The standard response to the question “Who am I?” is with some sort of local, temporary identification. Being attached to any identity such as this prevents the truth of your essence from coming forth. As long as we limit ourselves to a finite description of ourselves, we will perpetuate our current, relatively powerless paradigm. The truth is that while we can be defined by those types of characterizations, which would include roles like husband and wife, father and son, mother and daughter, and so forth, and while it often helps us in our social interactions to communicate on the level of those details, we are also so much more. Transcending each of our fixed, local, and temporary identities assists us in moving through our limited human perceptions much faster.

It is common to create an identity attached to traumas we have experienced. We merge with our experiences and come to know ourselves through them. In the case of trauma, we may define ourselves as wounded, broken, or resilient. When we refer to ourselves enough by a name or a feeling, this idea becomes crystallized within the psyche. Once we attach our meaning to one of these concepts, it becomes a reference point for the origin of our thoughts, beliefs, and general outlook of the world.

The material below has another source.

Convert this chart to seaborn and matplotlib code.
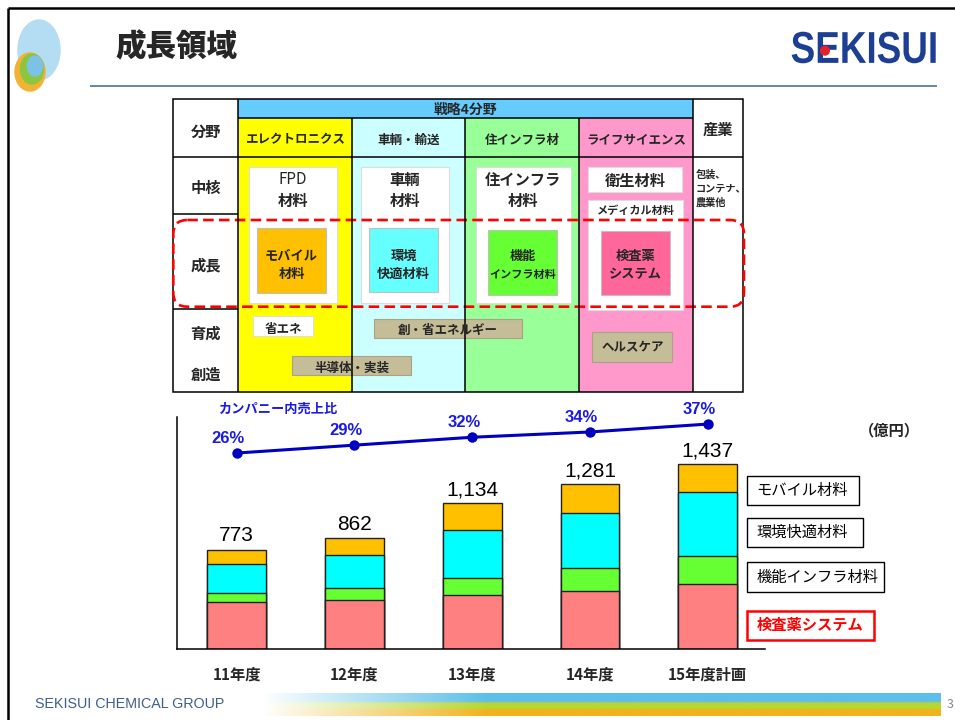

This is an important distinction because who we believe ourselves to be can be a source of limitation. If you define yourself as insignificant from a childhood trauma, then your thoughts will originate from this wound. You then create beliefs, emotions and experiences to support that reality.

Softening up these hard, crystallized states of being allows for more fluidity in every aspect of our participation with life.

Crystallized Identity Exercise

Fill in the blank with a characteristic that you believe describes you: I am __________.

Now, bring that statement into your heart and feel if it is heavy or light.

If it feels heavy or dense, it is not your truth. If it feels light, it is.

When an undesirable quality shows up as “light” then recognize the resonance within yourself.

Acknowledge it is a temporary aspect of your personality, and accept it is there. Remember at its root, this undesirable quality is Source energy and you have a temporary distortion of that energy.

Bring that original statement back to your heart. Is it heavy or light?